Theme for the Week – 26 April 2015

Scripture for the week (“Good Shepherd” Sunday): Acts 4.5–12; Psalm 23; 1 John 3.16–24; John 10.11-18
At the beginning of the Camino de Santiago, we noticed that the sheep in the Pyrenees have bells around their neck – but not all of them.  Supposedly, the ones with bells are the ones that the others follow, selected by the shepherds.

Jesus uses imagery of sheep and shepherds to describe his ministry, but where does that leave us, as sheep? If we are to become for others as Christ has become for us, it means that collectively (but certainly not individually) we must act as a shepherd in the world.

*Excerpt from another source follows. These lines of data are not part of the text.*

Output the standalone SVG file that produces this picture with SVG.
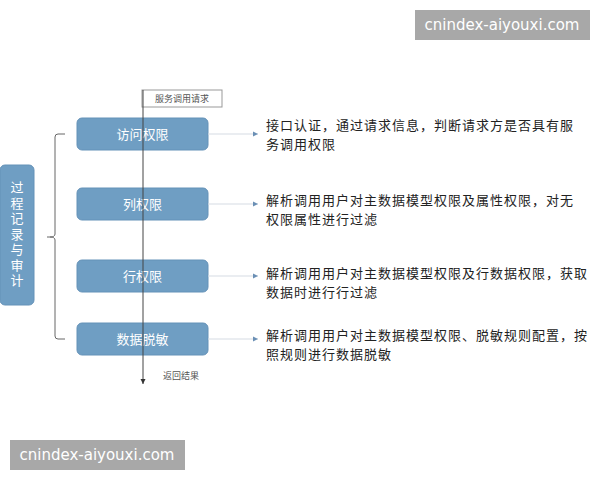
<svg xmlns="http://www.w3.org/2000/svg" width="600" height="480" viewBox="0 0 600 480">
<style>
.node{fill:#6f9ec3;stroke:#6592b8;stroke-width:1}
.nt{font-family:"Noto Sans CJK SC","Liberation Sans",sans-serif;font-size:13px;fill:#ffffff;text-anchor:middle}
.vt{writing-mode:vertical-rl;letter-spacing:2.5px}
.desc{font-family:"Noto Sans CJK SC","Liberation Sans",sans-serif;font-size:13px;letter-spacing:1px;fill:#222222}
.small{font-family:"Noto Sans CJK SC","Liberation Sans",sans-serif;font-size:9px;fill:#555555}
.wm{fill:#a8a8a8}
.wmt{font-family:"DejaVu Sans","Liberation Sans",sans-serif;font-size:15px;fill:#ffffff;text-anchor:middle}
.conn{stroke:#d5dbe3;stroke-width:1;fill:none}
</style>
<defs>
<marker id="ah" markerWidth="6" markerHeight="6" refX="5" refY="3" orient="auto" markerUnits="userSpaceOnUse">
<path d="M0,0.5 L5,3 L0,5.5 Z" fill="#6a8fb5"/>
</marker>
<marker id="ahd" markerWidth="6" markerHeight="6" refX="5" refY="3" orient="auto" markerUnits="userSpaceOnUse">
<path d="M0,0.5 L5,3 L0,5.5 Z" fill="#333333"/>
</marker>
</defs>
<rect width="600" height="480" fill="#ffffff"/>
<g id="watermark-top"><rect class="wm" x="415" y="10" width="175" height="30"/><text class="wmt" x="502" y="30">cnindex-aiyouxi.com</text></g>
<g id="watermark-bottom"><rect class="wm" x="10" y="440" width="175" height="30"/><text class="wmt" x="97" y="460">cnindex-aiyouxi.com</text></g>
<g id="request"><rect x="142" y="90" width="80" height="17" fill="#ffffff" stroke="#999999" stroke-width="1"/><text class="small" x="182" y="102" text-anchor="middle">服务调用请求</text></g>
<g id="audit"><rect class="node" x="0" y="165" width="34" height="140" rx="5"/>
<text class="nt vt" x="17" y="235">过程记录与审计</text></g>
<g id="n1"><rect class="node" x="77" y="118" width="131" height="32" rx="5"/><text class="nt" x="142.5" y="139">访问权限</text></g>
<g id="n2"><rect class="node" x="77" y="188" width="131" height="32" rx="5"/><text class="nt" x="142.5" y="209">列权限</text></g>
<g id="n3"><rect class="node" x="77" y="260" width="131" height="32" rx="5"/><text class="nt" x="142.5" y="281">行权限</text></g>
<g id="n4"><rect class="node" x="77" y="323" width="131" height="32" rx="5"/><text class="nt" x="142.5" y="344">数据脱敏</text></g>
<g id="connectors">
<line x1="143" y1="90" x2="143" y2="384" stroke="#444444" stroke-width="1" marker-end="url(#ahd)"/>
<path d="M65,134 L58,134 Q55,134 55,137 L55,234 Q55,237 50,237 L47,237 M50,237 Q55,237 55,240 L55,336 Q55,339 58,339 L65,339" fill="none" stroke="#666666" stroke-width="1"/>
<line class="conn" x1="208" y1="134" x2="258" y2="134" marker-end="url(#ah)"/>
<line class="conn" x1="208" y1="204" x2="258" y2="204" marker-end="url(#ah)"/>
<line class="conn" x1="208" y1="276" x2="258" y2="276" marker-end="url(#ah)"/>
<line class="conn" x1="208" y1="339" x2="258" y2="339" marker-end="url(#ah)"/>
</g>
<g id="descriptions">
<text class="desc"><tspan x="266" y="129.5">接口认证，通过请求信息，判断请求方是否具有服</tspan><tspan x="266" y="148.5">务调用权限</tspan></text>
<text class="desc"><tspan x="266" y="204.5">解析调用用户对主数据模型权限及属性权限，对无</tspan><tspan x="266" y="223.5">权限属性进行过滤</tspan></text>
<text class="desc"><tspan x="266" y="277.5">解析调用用户对主数据模型权限及行数据权限，获取</tspan><tspan x="266" y="296.5">数据时进行行过滤</tspan></text>
<text class="desc"><tspan x="266" y="339.5">解析调用用户对主数据模型权限、脱敏规则配置，按</tspan><tspan x="266" y="358.5">照规则进行数据脱敏</tspan></text>
</g>
<text class="small" x="163" y="379">返回结果</text>
</svg>
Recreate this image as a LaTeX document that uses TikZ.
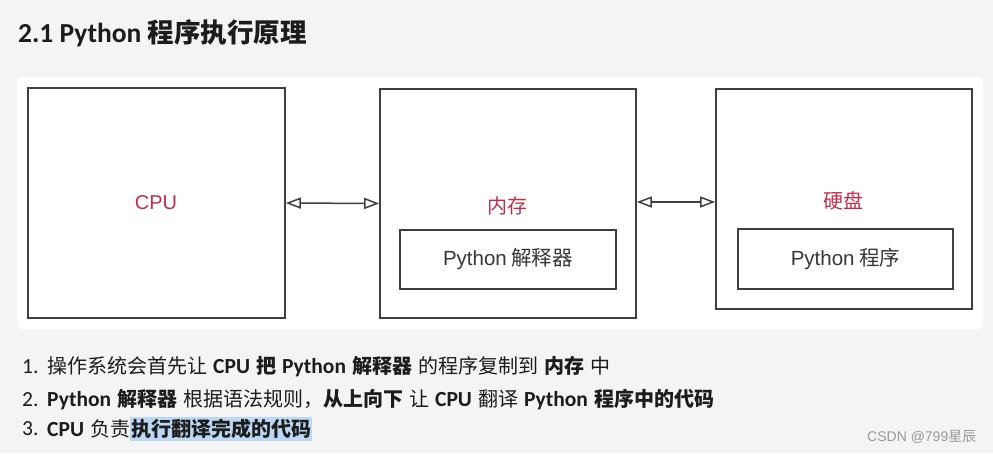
\documentclass[tikz,border=0pt]{standalone}
\usepackage{fontspec}
\setmainfont{Carlito}
\newfontfamily\cjk{Noto Sans CJK SC}
\newfontfamily\arialf{Liberation Sans}
\usetikzlibrary{arrows.meta}
\definecolor{pagebg}{HTML}{F4F4F4}
\definecolor{boxline}{HTML}{3F3F3F}
\definecolor{labred}{HTML}{B8304E}
\definecolor{txt}{HTML}{1C1C1C}
\definecolor{hl}{HTML}{BCD8F5}
\definecolor{wm}{HTML}{9A9A9A}
\newcommand\zh[1]{{\cjk #1}}
\newcommand\zl[1]{{\cjk\fontsize{20pt}{24pt}\selectfont #1}}
\newcommand\gap{\hspace{6pt}}
\tikzset{
  outerbox/.style={draw=boxline, line width=1.6pt, fill=white, inner sep=0pt},
  innerbox/.style={draw=boxline, line width=1.4pt, fill=white, inner sep=0pt},
  redlab/.style={text=labred, inner sep=0pt, font=\fontsize{20pt}{24pt}\selectfont},
  boxlab/.style={text=txt!88!white, inner sep=0pt, font=\fontsize{20.5pt}{24pt}\selectfont},
  biarrow/.style={{Triangle[open,length=15pt,width=11pt]}-{Triangle[open,length=15pt,width=11pt]}, line width=1.5pt, draw=boxline},
  listtxt/.style={anchor=west, inner sep=0pt, text=txt, font=\fontsize{21.5pt}{24pt}\selectfont},
}
\begin{document}
\begin{tikzpicture}[x=1pt,y=-1pt]
\fill[pagebg] (0,0) rectangle (993,453);
\useasboundingbox (0,0) rectangle (993,453);
% title
\node[anchor=west, inner sep=0pt, text=txt, font=\fontsize{27.5pt}{30pt}\selectfont\bfseries] (title) at (18,33) {2.1 Python {\cjk\fontsize{26.5pt}{30pt}\selectfont 程序执行原理}};
% panel
\fill[white, rounded corners=6pt] (17,77) rectangle (983,329);
% boxes
\node[outerbox, minimum width=257pt, minimum height=230pt] (cpu) at (156.5,203) {};
\node[outerbox, minimum width=256pt, minimum height=229pt] (mem) at (508,203.5) {};
\node[outerbox, minimum width=256pt, minimum height=220pt] (disk) at (844,199) {};
\node[innerbox, minimum width=216pt, minimum height=59pt] (memin) at (508,259.5) {};
\node[innerbox, minimum width=215pt, minimum height=60pt] (diskin) at (845.5,259) {};
% labels
\node[redlab, font=\fontsize{20pt}{24pt}\arialf] (cpulab) at (156,203) {CPU};
\node[redlab] (memlab) at (507,206) {\zh{内存}};
\node[redlab] (disklab) at (843,201) {\zh{硬盘}};
\node[boxlab] (meminlab) at (memin.center) {{\arialf Python} \zh{解释器}};
\node[boxlab] (diskinlab) at (diskin.center) {{\arialf Python} \zh{程序}};
% arrows
\draw[biarrow] (cpu.east) -- (mem.west);
\draw[biarrow] ([yshift=1.5pt]mem.east) -- ([yshift=1.5pt]mem.east -| disk.west);
% list
\node[listtxt] (n1) at (22,367) {1.};
\node[listtxt] (l1) at (47,367) {\zl{操作系统会首先让}\gap\textbf{CPU}\gap\textbf{\zl{把}}\gap\textbf{Python\gap\zl{解释器}}\gap\zl{的程序复制到}\gap\textbf{\zl{内存}}\gap\zl{中}};
\node[listtxt] (n2) at (22,400) {2.};
\node[listtxt] (l2) at (47,400) {\textbf{Python\gap\zl{解释器}}\gap\zl{根据语法规则，}\textbf{\zl{从上向下}}\gap\zl{让}\gap\textbf{CPU}\gap\zl{翻译}\gap\textbf{Python\gap\zl{程序中的代码}}};
\node[listtxt] (n3) at (22,429) {3.};
\node[listtxt] (l3) at (47,429) {\textbf{CPU}\gap\zl{负责}};
\node[listtxt, fill=hl, inner xsep=1pt, minimum height=24pt] (l3h) at (l3.east) {\textbf{\zl{执行翻译完成的代码}}};
% watermark
\node[anchor=west, inner sep=0pt, text=wm, font=\fontsize{14pt}{16pt}\arialf] (wmk) at (867,437) {CSDN @799\zh{星辰}};
\end{tikzpicture}
\end{document}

This imposes a serious responsibility on us: as stated in 1 John, “How does God’s love abide in anyone who has the world’s goods and sees a brother or sister in need and yet refuses help?” Love of God and love of neighbour are inextricably intertwined.

Psalm 23 uses the imagery of the shepherd to describe God’s place in our lives; in Christ, that role is cemented into human terms, a shepherd who really is willing to lay down his life for the flock. And the flock is broadly defined, not narrowly bounded: Jesus acknowledges “other sheep.”

This self-sacrificial leadership shows God’s love refracted through humanity, and it is something that the early church understood and tried to embrace in its life. The Roman world was surprised – even shocked – by the willingness of Christians to take care of the needy.

This mantle falls on us – often uncomfortably – to live and work together as collective custodians of what God has given us to nurture. And we have to try to like one another – not always easy for human beings in community! It is difficult to be an effective shepherd to a flock that we do not really like. The words of Carol King, from Tapestry, capture it well: “I wept to see him suffer, though I did not know him well.”

Our challenge, in the flock of Christ’s sheep, is to make ourselves worthy of wearing the bells, to be with the flock and to care for it, remembering who our shepherd is, what he did, and how he did it.